In the face of all this death, there is only one natural reaction: How do we get peace?
A sure-fire way to cut through the frustration in Ukraine is to ask about the prospect of peace negotiations. It's sure to elicit a laugh.
Armchair experts in the West, who are loath to listen to any actual Ukrainians so long as they can stay misinformed by a steady stream of OSINT Twitter accounts and talking heads, have devised all kinds of equitable peace deals in their heads. Maybe if Ukraine gives up Crimea and swears off NATO, then all this killing will end, they think. Maybe if he just let eastern Ukraine choose its own destiny, Russia will be happy.
Satisfied with their own cleverness, they ask this strawman: Why won't Zelensky support these reasonable measures?
The problem is, Kyiv tried all this. Before the war began, Zelensky and his team agreed to a plan to hold elections in the Donbas — when it faced a setback, after the Rada rejected the plan in 2020, Russia simply blew up the negotiations altogether.
After the war began, talks in Istanbul saw Zelensky offer the very things that Putin said he wanted: A neutral Ukraine and a vow to never join NATO. Zelensky offered to freeze the question of Crimea, essentially accepting Russian occupation. Even after the images of the atrocities in Bucha came to light, Ukrainian negotiators continued trying to make a deal.1
But, ultimately, it became clear that Putin doesn’t want a deal. He wants to conquer. The fact that so many on the political left, an ideology defined by anti-imperialism, seem incapable of grasping that idea is extremely depressing.

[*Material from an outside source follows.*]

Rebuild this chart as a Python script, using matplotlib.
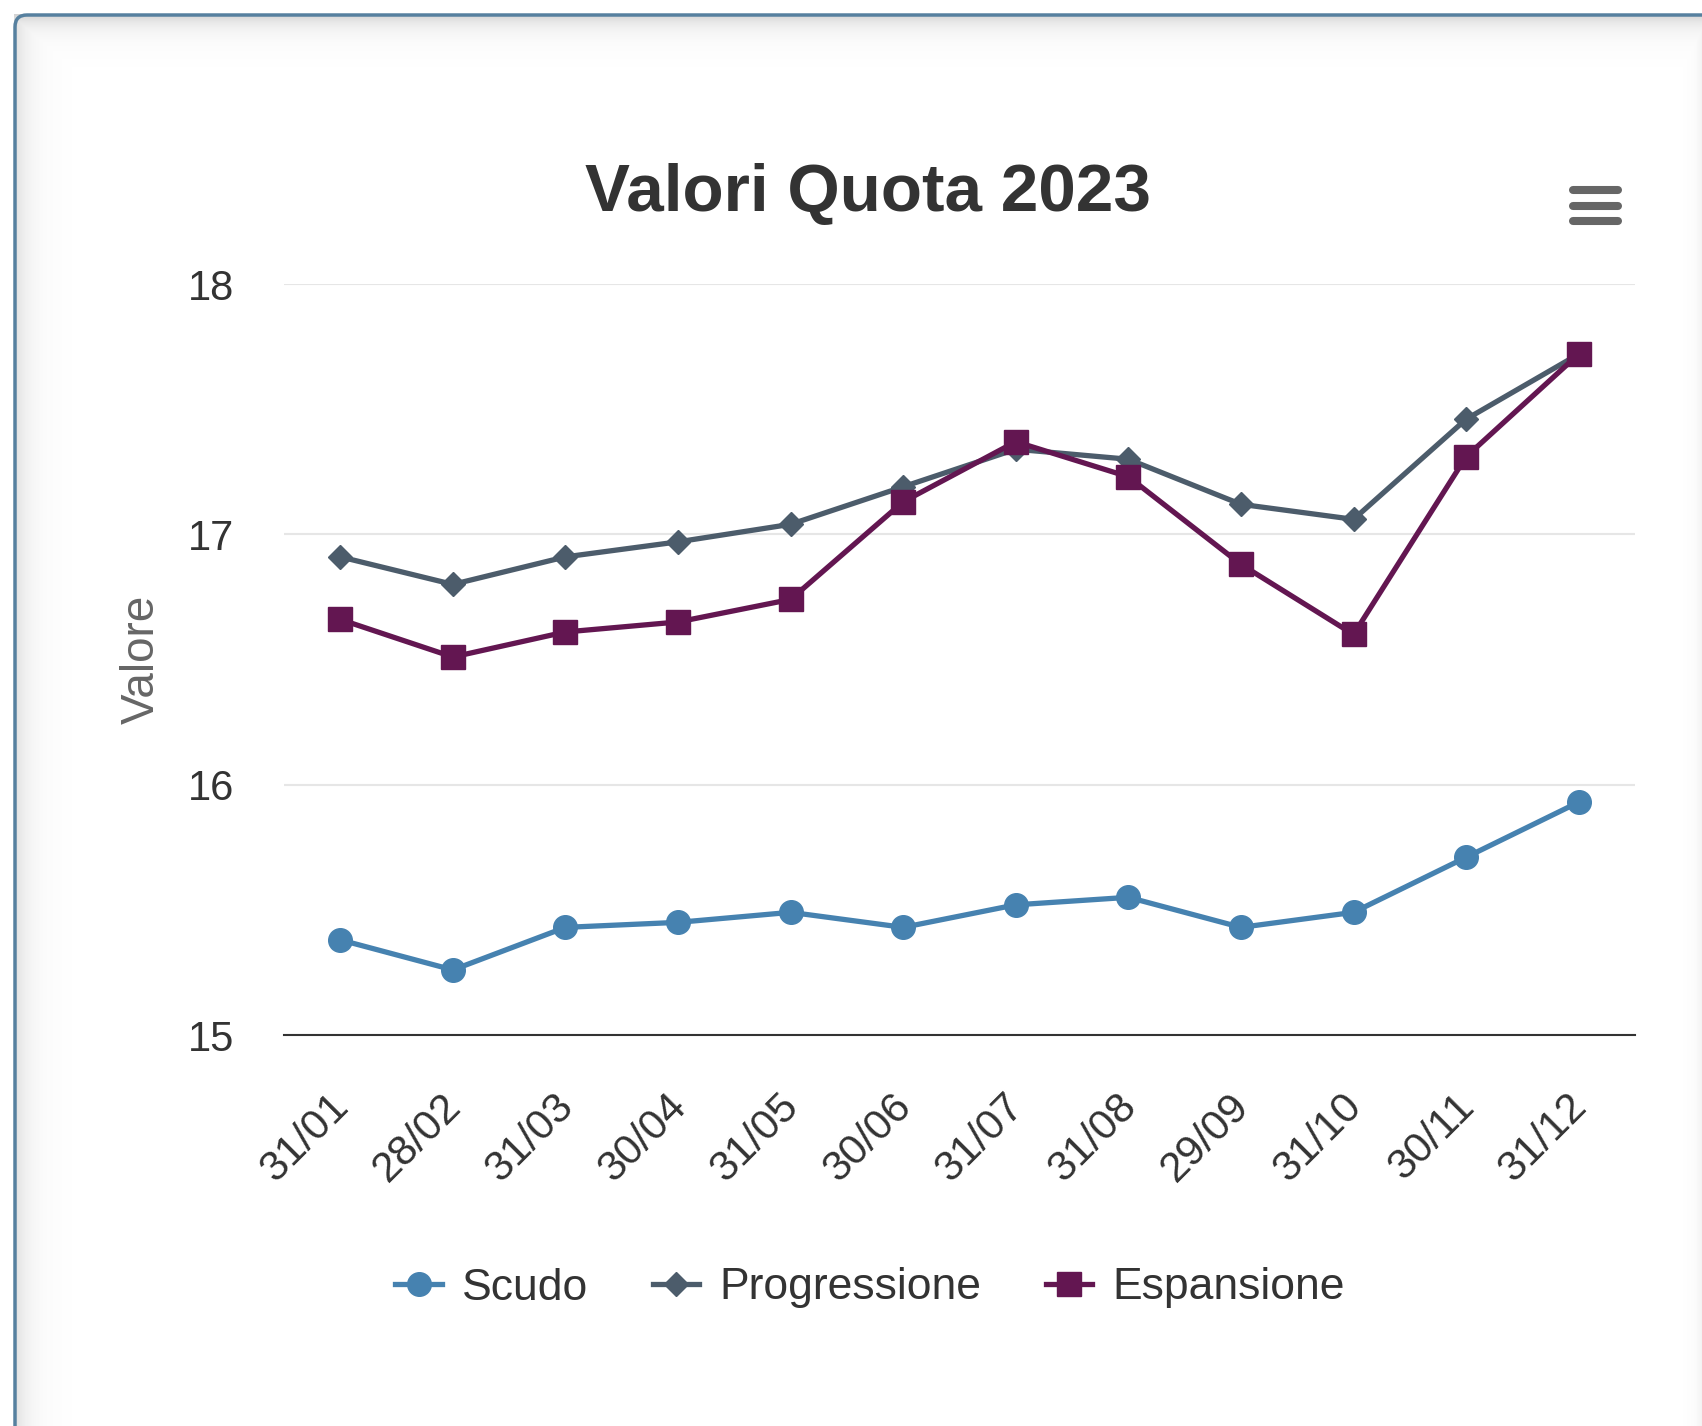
import numpy as np
import matplotlib
matplotlib.use("Agg")
import matplotlib.pyplot as plt
from matplotlib.patches import FancyBboxPatch
from matplotlib.lines import Line2D
import matplotlib.transforms as mtransforms

plt.rcParams['font.family'] = ['Liberation Sans', 'DejaVu Sans']

dates = ['31/01', '28/02', '31/03', '30/04', '31/05', '30/06',
         '31/07', '31/08', '29/09', '31/10', '30/11', '31/12']
scudo = [15.38, 15.26, 15.43, 15.45, 15.49, 15.43, 15.52, 15.55, 15.43, 15.49, 15.71, 15.93]
progressione = [16.91, 16.80, 16.91, 16.97, 17.04, 17.19, 17.34, 17.30, 17.12, 17.06, 17.46, 17.72]
espansione = [16.66, 16.51, 16.61, 16.65, 16.74, 17.13, 17.37, 17.23, 16.88, 16.60, 17.31, 17.72]
y_ticks = [15, 16, 17, 18]

W, H = 1702, 1426
fig = plt.figure(figsize=(W / 100, H / 100), dpi=100)
fig.patch.set_facecolor('white')

# inner shadow of the card (top and left edges)
yy, xx = np.mgrid[0:H, 0:W]
alpha = np.maximum(0.32 * np.exp(-(yy - 14) / 12.0), 0.24 * np.exp(-(xx - 14) / 14.0))
alpha = np.maximum(alpha, 0.10 * np.exp(-(W - xx) / 6.0))
alpha[(yy < 14) | (xx < 14)] = 0
shade = np.zeros((H, W, 4))
shade[..., :3] = 0.45
shade[..., 3] = alpha
fig.figimage(shade[::-1], xo=0, yo=0, origin='lower', zorder=0)

card = FancyBboxPatch((0.15, -1.0), 18.5, 14.26 - 0.15 + 1.0,
                      boxstyle="round,pad=0,rounding_size=0.12",
                      transform=fig.dpi_scale_trans, facecolor='none',
                      edgecolor='#56809f', linewidth=2.5, zorder=1)
fig.patches.append(card)

# menu icon
for yb in [12.36, 12.20, 12.05]:
    fig.lines.append(Line2D([15.73, 16.18], [yb, yb], transform=fig.dpi_scale_trans,
                            color='#666666', linewidth=5.8, solid_capstyle='round', zorder=2))

ax = fig.add_axes([284 / W, 1 - 1035 / H, (1635 - 284) / W, (1035 - 284) / H])
ax.set_facecolor('none')
x = np.arange(len(dates))

ax.plot(x, scudo, color='#4682b0', linewidth=3.8, marker='o', markersize=17, label='Scudo', zorder=3)
ax.plot(x, progressione, color='#4c5c6b', linewidth=3.8, marker='D', markersize=12.5, label='Progressione', zorder=4)
ax.plot(x, espansione, color='#631651', linewidth=3.8, marker='s', markersize=17, label='Espansione', zorder=5)

ax.set_xlim(-0.5, len(dates) - 0.5)
ax.set_ylim(15, 18)
ax.set_yticks(y_ticks)
ax.set_yticklabels([str(v) for v in y_ticks])
ax.set_xticks(x)
ax.set_xticklabels(dates, rotation=45, ha='right', va='center', rotation_mode='anchor')
ax.tick_params(axis='y', length=0, pad=36, labelsize=30, labelcolor='#333333')
ax.tick_params(axis='x', length=0, pad=47, labelsize=30.5, labelcolor='#333333')
offset = mtransforms.ScaledTranslation(0.02, 0, fig.dpi_scale_trans)
for lab in ax.get_xticklabels():
    lab.set_transform(lab.get_transform() + offset)

ax.grid(axis='y', color='#e6e6e6', linewidth=1.5)
ax.set_axisbelow(True)
for s in ['top', 'right', 'left']:
    ax.spines[s].set_visible(False)
ax.spines['bottom'].set_color('#333333')
ax.spines['bottom'].set_linewidth(1.5)

ax.set_ylabel('Valore', fontsize=33, color='#666666')
ax.yaxis.set_label_coords(-0.089, 0.5)

fig.text(868 / W, 1 - 211 / H, 'Valori Quota 2023', ha='center', va='baseline',
         fontsize=48.5, fontweight='bold', color='#333333')

fig.legend(loc='center', bbox_to_anchor=(870 / W, 1 - 1288 / H), ncol=3, frameon=False,
           fontsize=32, handlelength=1.05, handletextpad=0.45, columnspacing=1.45,
           labelcolor='#333333')

fig.savefig('out.png', dpi=100)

Last year, Zelensky unveiled a 10-point peace plan, which calls for a complete end to the hostilities and prosecution for Russian war crimes.
Russia has largely ignored the plan, until earlier this month.

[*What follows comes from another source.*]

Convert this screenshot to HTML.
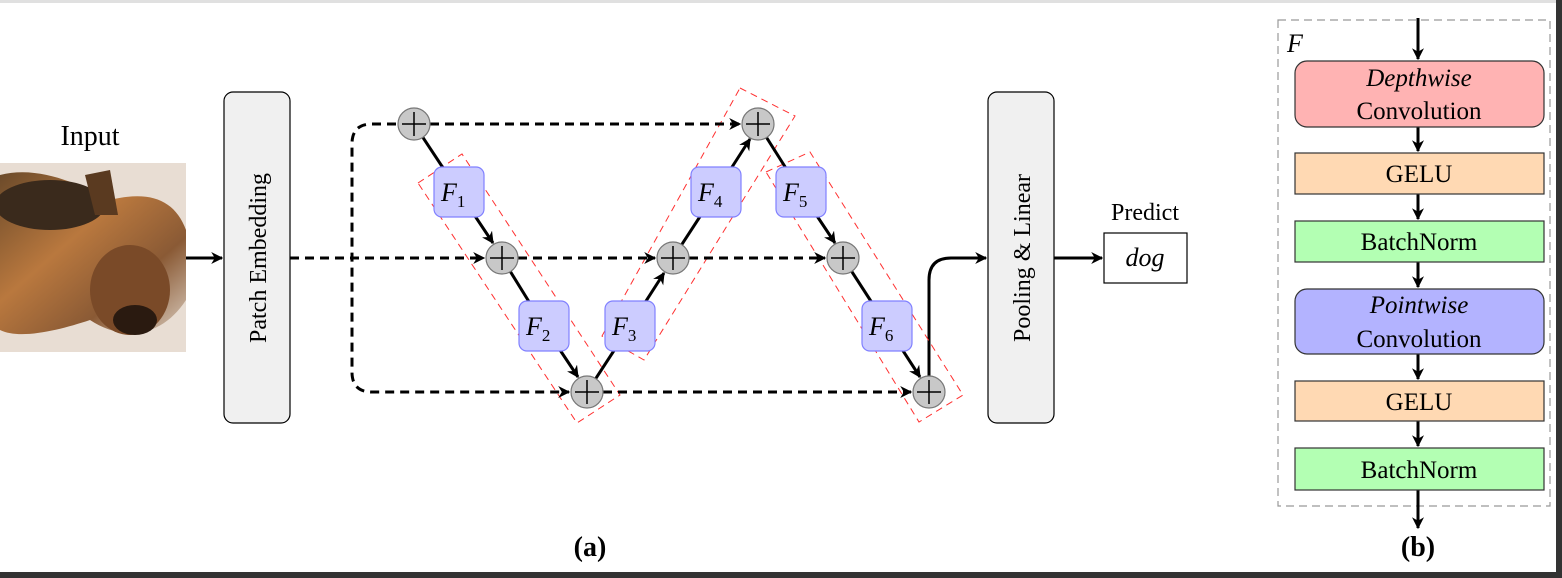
<!DOCTYPE html>
<html><head><meta charset="utf-8"><style>
html,body{margin:0;padding:0;background:#fff;}
svg{display:block;font-family:"Liberation Serif",serif;}
</style></head><body>
<svg width="1562" height="578" viewBox="0 0 1562 578" xmlns="http://www.w3.org/2000/svg">
<defs>
<marker id="ah" viewBox="0 0 10 10" refX="9" refY="5" markerWidth="4" markerHeight="4" orient="auto" markerUnits="strokeWidth">
<path d="M0,0 L10,5 L0,10 L3,5 z" fill="#000"/></marker>
<linearGradient id="dg" x1="0" y1="0" x2="1" y2="1">
<stop offset="0" stop-color="#6b4a2a"/><stop offset="0.4" stop-color="#b9783e"/><stop offset="0.7" stop-color="#8a5a35"/><stop offset="1" stop-color="#d9cbbd"/></linearGradient>
</defs>
<rect width="1562" height="578" fill="#fff"/>
<rect x="0" y="0" width="1562" height="3" fill="#e0e0e0"/>
<rect x="0" y="572" width="1562" height="6" fill="#333"/>
<rect x="1556" y="0" width="6" height="578" fill="#333"/>

<!-- input image -->
<text x="90" y="145" font-size="28" text-anchor="middle">Input</text>
<rect x="0" y="163" width="186" height="189" fill="#e8ddd3"/>
<path d="M0,175 C40,165 80,185 110,200 C150,190 175,200 186,230 L186,300 C160,340 120,340 90,320 C60,330 20,340 0,330 Z" fill="url(#dg)"/>
<ellipse cx="50" cy="205" rx="55" ry="25" fill="#3a2a1c"/>
<ellipse cx="130" cy="290" rx="40" ry="45" fill="#7a4a28"/>
<ellipse cx="135" cy="320" rx="22" ry="15" fill="#2a1a10"/>
<path d="M85,175 L110,170 L118,215 L95,215Z" fill="#5a3a20"/>

<!-- arrows main -->
<g stroke="#000" stroke-width="3" fill="none">
<line x1="186" y1="258" x2="222" y2="258" marker-end="url(#ah)"/>
<line x1="1054" y1="258" x2="1102" y2="258" marker-end="url(#ah)"/>
<path d="M929,376 L929,280 Q929,258 951,258 L986,258" marker-end="url(#ah)"/>
</g>
<rect x="224" y="92" width="66" height="331" rx="9" fill="#f0f0f0" stroke="#000" stroke-width="1.2"/>
<text transform="translate(266,258) rotate(-90)" font-size="24" text-anchor="middle">Patch Embedding</text>
<rect x="988" y="92" width="66" height="331" rx="9" fill="#f0f0f0" stroke="#000" stroke-width="1.2"/>
<text transform="translate(1030,258) rotate(-90)" font-size="24" text-anchor="middle">Pooling &amp; Linear</text>
<text x="1145" y="220" font-size="24" text-anchor="middle">Predict</text>
<rect x="1104" y="233" width="83" height="50" fill="#fff" stroke="#000" stroke-width="1.2"/>
<text x="1145" y="266" font-size="26" font-style="italic" text-anchor="middle">dog</text>

<!-- dashed red -->
<g stroke="#ff3030" stroke-width="1" fill="none" stroke-dasharray="7,5">
<polygon points="418,183 462,154 620,395 577,423"/>
<polygon points="740,88 795,116 644,360 602,336"/>
<polygon points="766,172 810,152 963,395 919,422"/>
</g>

<!-- dashed black -->
<g stroke="#000" stroke-width="3" fill="none" stroke-dasharray="9,6">
<line x1="290" y1="258" x2="484" y2="258" marker-end="url(#ah)"/>
<path d="M396,124 L372,124 Q352,124 352,144 L352,372 Q352,392 372,392 L569,392" marker-end="url(#ah)"/>
<line x1="430" y1="124" x2="740" y2="124" marker-end="url(#ah)"/>
<line x1="518" y1="258" x2="655" y2="258" marker-end="url(#ah)"/>
<line x1="689" y1="258" x2="825" y2="258" marker-end="url(#ah)"/>
<line x1="603" y1="392" x2="911" y2="392" marker-end="url(#ah)"/>
</g>

<!-- solid chain -->
<g stroke="#000" stroke-width="3" fill="none">
<line x1="414" y1="124" x2="459" y2="192"/>
<line x1="459" y1="192" x2="493" y2="243" marker-end="url(#ah)"/>
<line x1="502" y1="258" x2="544" y2="326"/>
<line x1="544" y1="326" x2="578" y2="377" marker-end="url(#ah)"/>
<line x1="587" y1="392" x2="630" y2="326"/>
<line x1="630" y1="326" x2="664" y2="273" marker-end="url(#ah)"/>
<line x1="673" y1="258" x2="716" y2="192"/>
<line x1="716" y1="192" x2="750" y2="139" marker-end="url(#ah)"/>
<line x1="758" y1="124" x2="801" y2="192"/>
<line x1="801" y1="192" x2="835" y2="243" marker-end="url(#ah)"/>
<line x1="843" y1="258" x2="887" y2="326"/>
<line x1="887" y1="326" x2="920" y2="377" marker-end="url(#ah)"/>
</g>

<!-- circles -->
<g fill="#c8c8c8" stroke="#777" stroke-width="1.2">
<circle cx="414" cy="124" r="16"/><circle cx="502" cy="258" r="16"/><circle cx="587" cy="392" r="16"/>
<circle cx="673" cy="258" r="16"/><circle cx="758" cy="124" r="16"/><circle cx="843" cy="258" r="16"/><circle cx="929" cy="392" r="16"/>
</g>
<g stroke="#000" stroke-width="1.5">
<path d="M402,124h24M414,112v24"/><path d="M490,258h24M502,246v24"/><path d="M575,392h24M587,380v24"/>
<path d="M661,258h24M673,246v24"/><path d="M746,124h24M758,112v24"/><path d="M831,258h24M843,246v24"/><path d="M917,392h24M929,380v24"/>
</g>

<!-- F boxes -->
<g fill="#ccccff" stroke="#8080ff" stroke-width="1.2">
<rect x="434" y="167" width="50" height="50" rx="8"/><rect x="519" y="301" width="50" height="50" rx="8"/>
<rect x="605" y="301" width="50" height="50" rx="8"/><rect x="691" y="167" width="50" height="50" rx="8"/>
<rect x="776" y="167" width="50" height="50" rx="8"/><rect x="862" y="301" width="50" height="50" rx="8"/>
</g>
<g font-size="26" font-style="italic">
<text x="441" y="201">F<tspan font-size="17" font-style="normal" dy="6">1</tspan></text>
<text x="526" y="335">F<tspan font-size="17" font-style="normal" dy="6">2</tspan></text>
<text x="612" y="335">F<tspan font-size="17" font-style="normal" dy="6">3</tspan></text>
<text x="698" y="201">F<tspan font-size="17" font-style="normal" dy="6">4</tspan></text>
<text x="783" y="201">F<tspan font-size="17" font-style="normal" dy="6">5</tspan></text>
<text x="869" y="335">F<tspan font-size="17" font-style="normal" dy="6">6</tspan></text>
</g>
<text x="590" y="556" font-size="28" font-weight="bold" text-anchor="middle">(a)</text>

<!-- panel b -->
<rect x="1278" y="20" width="272" height="486" fill="none" stroke="#999" stroke-width="1.2" stroke-dasharray="8,5"/>
<text x="1287" y="52" font-size="26" font-style="italic">F</text>
<g stroke="#000" stroke-width="3" fill="none">
<line x1="1418" y1="18" x2="1418" y2="59" marker-end="url(#ah)"/>
<line x1="1418" y1="127" x2="1418" y2="151" marker-end="url(#ah)"/>
<line x1="1418" y1="194" x2="1418" y2="219" marker-end="url(#ah)"/>
<line x1="1418" y1="262" x2="1418" y2="287" marker-end="url(#ah)"/>
<line x1="1418" y1="354" x2="1418" y2="379" marker-end="url(#ah)"/>
<line x1="1418" y1="421" x2="1418" y2="446" marker-end="url(#ah)"/>
<line x1="1418" y1="490" x2="1418" y2="528" marker-end="url(#ah)"/>
</g>
<g stroke="#333" stroke-width="1.2">
<rect x="1295" y="61" width="249" height="66" rx="12" fill="#ffb3b3"/>
<rect x="1295" y="153" width="249" height="41" fill="#ffd9b3"/>
<rect x="1295" y="221" width="249" height="41" fill="#b3ffb3"/>
<rect x="1295" y="289" width="249" height="65" rx="12" fill="#b3b3ff"/>
<rect x="1295" y="381" width="249" height="40" fill="#ffd9b3"/>
<rect x="1295" y="448" width="249" height="42" fill="#b3ffb3"/>
</g>
<g font-size="25" text-anchor="middle">
<text x="1419" y="86" font-style="italic">Depthwise</text>
<text x="1419" y="119">Convolution</text>
<text x="1419" y="182">GELU</text>
<text x="1419" y="250">BatchNorm</text>
<text x="1419" y="313" font-style="italic">Pointwise</text>
<text x="1419" y="347">Convolution</text>
<text x="1419" y="410">GELU</text>
<text x="1419" y="478">BatchNorm</text>
</g>
<text x="1418" y="556" font-size="28" font-weight="bold" text-anchor="middle">(b)</text>
</svg>
</body></html>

Dmitry Medvedev, a long-suffering Putin stooge, responded with a 10-point plan of his own. He proposed that peace would come from “unconditional surrender,” “forced de-Nazification,” “the impossibility of any of [Ukraine’s] legal successors joining military alliances without the consent of Russia,” “payments to the relatives of the dead citizens of our country", “official recognition by the interim parliament of ‘Ukraine’ that its entire territory is the territory of the Russian Federation,” and a raft of other absurd proposals.
The proposal was played off as a joke. But it is deadly serious. For Russia, peace will only come from victory.